What are the salient geopolitical and historical points of conflict in Southeast Asia?
The salient points of conflict are maritime disputes between China and other littoral states of the South China Sea, in particular Vietnam and the Philippines. However, in both cases, the risk of dramatic and violent escalation is assessed to be low, due to the common desire of all parties (including the US as a military ally of the Philippines) to avoid a direct conflict. The main threat of escalation comes from local Chinese commanders acting semi-autonomously in a provocative manner and without clear instructions to the contrary from Beijing.
The interconnectedness of Asia and Europe through the anticipated One Belt, One Road vision, makes developments in Southeast Asia crucial for European security. East European states in particular, are susceptible to Chinese inducements which can undermine EU commitment to shared norms. The latter could be de-emphasized in order to obtain larger shares of foreign investment and access to the Chinese market.
How can points of conflict in Southeast Asia be overcome effectively and sustainably?
Greater dialogue between all parties, combined with a credible military presence by the United States to deter adventurism by regional navy or coast guard vessels, will help manage tensions at a level that will stop below the threshold of warfare. However, the commitment with which the belligerent parties hold to their positions, makes settlement of disputes unlikely in the immediate future.
Is cooperation between Southeast Asian states becoming more or less difficult to achieve in the future in light of political tensions and potentialities for technical cooperation respectively?
Optimists would suggest that cooperation is becoming easier to achieve due to a common wish to avoid causing mass-scale human suffering. However, while the risk of conflict escalation is not high, the probability of de-escalation is not good either.

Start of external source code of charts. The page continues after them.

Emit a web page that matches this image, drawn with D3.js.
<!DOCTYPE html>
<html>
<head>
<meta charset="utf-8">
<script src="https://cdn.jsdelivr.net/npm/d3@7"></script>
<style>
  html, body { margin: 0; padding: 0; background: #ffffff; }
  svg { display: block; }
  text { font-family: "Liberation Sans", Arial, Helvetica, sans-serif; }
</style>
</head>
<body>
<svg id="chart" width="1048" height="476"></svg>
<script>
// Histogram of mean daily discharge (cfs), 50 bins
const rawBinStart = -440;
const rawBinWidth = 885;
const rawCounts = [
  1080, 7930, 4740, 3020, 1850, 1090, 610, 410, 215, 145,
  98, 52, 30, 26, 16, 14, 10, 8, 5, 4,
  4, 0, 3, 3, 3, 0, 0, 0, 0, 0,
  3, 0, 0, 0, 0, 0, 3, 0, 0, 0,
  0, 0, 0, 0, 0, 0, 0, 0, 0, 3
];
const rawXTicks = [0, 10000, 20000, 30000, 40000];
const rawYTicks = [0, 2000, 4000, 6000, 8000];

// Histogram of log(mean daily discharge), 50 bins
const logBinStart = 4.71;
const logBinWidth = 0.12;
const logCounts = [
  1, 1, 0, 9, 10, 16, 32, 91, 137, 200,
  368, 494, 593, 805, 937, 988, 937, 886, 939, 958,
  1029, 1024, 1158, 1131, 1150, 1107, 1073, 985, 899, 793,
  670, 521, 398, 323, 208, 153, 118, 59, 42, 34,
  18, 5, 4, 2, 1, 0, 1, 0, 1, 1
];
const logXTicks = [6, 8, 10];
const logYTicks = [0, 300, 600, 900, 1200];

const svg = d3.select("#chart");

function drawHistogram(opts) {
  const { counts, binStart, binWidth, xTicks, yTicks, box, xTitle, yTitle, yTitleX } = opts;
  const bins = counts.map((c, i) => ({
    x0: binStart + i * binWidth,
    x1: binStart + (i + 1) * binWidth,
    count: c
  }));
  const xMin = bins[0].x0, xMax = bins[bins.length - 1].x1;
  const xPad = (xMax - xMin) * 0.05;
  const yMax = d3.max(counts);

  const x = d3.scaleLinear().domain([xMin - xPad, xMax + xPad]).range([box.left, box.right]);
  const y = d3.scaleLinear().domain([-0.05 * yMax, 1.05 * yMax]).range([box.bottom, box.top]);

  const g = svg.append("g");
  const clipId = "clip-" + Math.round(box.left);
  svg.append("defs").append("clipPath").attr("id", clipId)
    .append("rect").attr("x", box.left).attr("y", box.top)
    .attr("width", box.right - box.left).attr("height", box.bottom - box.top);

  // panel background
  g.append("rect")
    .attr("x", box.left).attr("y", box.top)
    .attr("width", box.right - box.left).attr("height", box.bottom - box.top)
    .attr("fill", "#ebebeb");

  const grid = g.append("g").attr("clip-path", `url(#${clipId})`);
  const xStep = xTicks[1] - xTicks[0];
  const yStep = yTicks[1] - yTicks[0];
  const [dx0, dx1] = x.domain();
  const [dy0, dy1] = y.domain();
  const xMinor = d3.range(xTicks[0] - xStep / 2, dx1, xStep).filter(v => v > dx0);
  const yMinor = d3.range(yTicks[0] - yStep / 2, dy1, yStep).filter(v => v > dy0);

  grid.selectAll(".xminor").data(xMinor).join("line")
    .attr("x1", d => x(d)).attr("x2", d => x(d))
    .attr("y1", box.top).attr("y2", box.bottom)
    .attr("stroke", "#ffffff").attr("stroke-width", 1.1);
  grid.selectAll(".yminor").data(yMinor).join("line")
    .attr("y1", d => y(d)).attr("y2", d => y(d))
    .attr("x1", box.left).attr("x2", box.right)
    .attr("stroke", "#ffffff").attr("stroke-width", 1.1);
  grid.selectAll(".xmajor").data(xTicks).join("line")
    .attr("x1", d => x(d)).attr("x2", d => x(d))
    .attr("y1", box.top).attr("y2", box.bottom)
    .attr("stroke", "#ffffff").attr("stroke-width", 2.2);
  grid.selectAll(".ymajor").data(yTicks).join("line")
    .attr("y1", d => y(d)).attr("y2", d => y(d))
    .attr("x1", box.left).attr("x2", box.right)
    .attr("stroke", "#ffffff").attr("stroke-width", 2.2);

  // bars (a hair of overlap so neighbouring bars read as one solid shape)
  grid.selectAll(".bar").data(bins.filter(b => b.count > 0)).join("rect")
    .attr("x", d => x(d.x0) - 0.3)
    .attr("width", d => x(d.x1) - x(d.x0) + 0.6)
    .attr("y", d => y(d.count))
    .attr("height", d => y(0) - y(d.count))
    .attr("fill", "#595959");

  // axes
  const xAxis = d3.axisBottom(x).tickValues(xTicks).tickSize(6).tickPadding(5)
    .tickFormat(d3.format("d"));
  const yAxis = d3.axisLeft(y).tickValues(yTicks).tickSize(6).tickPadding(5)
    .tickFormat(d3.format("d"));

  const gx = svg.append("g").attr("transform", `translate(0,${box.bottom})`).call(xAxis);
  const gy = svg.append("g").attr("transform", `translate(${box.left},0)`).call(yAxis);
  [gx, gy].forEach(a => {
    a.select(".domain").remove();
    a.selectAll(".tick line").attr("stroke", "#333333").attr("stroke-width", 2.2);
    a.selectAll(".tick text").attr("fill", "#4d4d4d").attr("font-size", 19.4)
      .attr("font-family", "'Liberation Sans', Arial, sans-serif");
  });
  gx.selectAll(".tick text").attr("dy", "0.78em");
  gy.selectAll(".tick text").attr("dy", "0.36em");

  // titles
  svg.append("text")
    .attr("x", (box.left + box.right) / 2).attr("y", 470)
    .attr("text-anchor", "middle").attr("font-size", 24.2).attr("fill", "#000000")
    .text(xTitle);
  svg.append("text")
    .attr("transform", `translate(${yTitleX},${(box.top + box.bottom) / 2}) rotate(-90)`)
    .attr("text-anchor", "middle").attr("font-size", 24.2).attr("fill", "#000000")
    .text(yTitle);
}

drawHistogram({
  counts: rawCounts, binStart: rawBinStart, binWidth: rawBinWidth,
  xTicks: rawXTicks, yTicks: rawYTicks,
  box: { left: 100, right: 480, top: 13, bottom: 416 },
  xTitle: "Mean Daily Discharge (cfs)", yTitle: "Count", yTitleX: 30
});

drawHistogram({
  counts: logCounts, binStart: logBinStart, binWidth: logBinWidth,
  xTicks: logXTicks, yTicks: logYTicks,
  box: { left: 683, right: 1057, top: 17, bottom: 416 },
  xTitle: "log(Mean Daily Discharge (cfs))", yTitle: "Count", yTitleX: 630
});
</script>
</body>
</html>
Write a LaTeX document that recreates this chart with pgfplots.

For this reason, it might be suggested that cooperation (including in humanitarian aspects, especially de-mining) is getting better at managing tensions, but not yet at resolving them. The latter remains a political task, for which the necessary focus is yet to be manifested in world capitals.
The South China Sea and Southeast Asia have become de facto areas of international concern, partly due to the reclamation activities of China. This, despite the fact that China was not the first country to reclaim features in the Sea. The scale and speed of Chinese efforts to consolidate military control over the contested water body, coupled with apprehensions about Beijing’s long-term intentions further afield, give cause for European countries to remain observant of its behaviour even as they welcome the economic benefits of trading with it.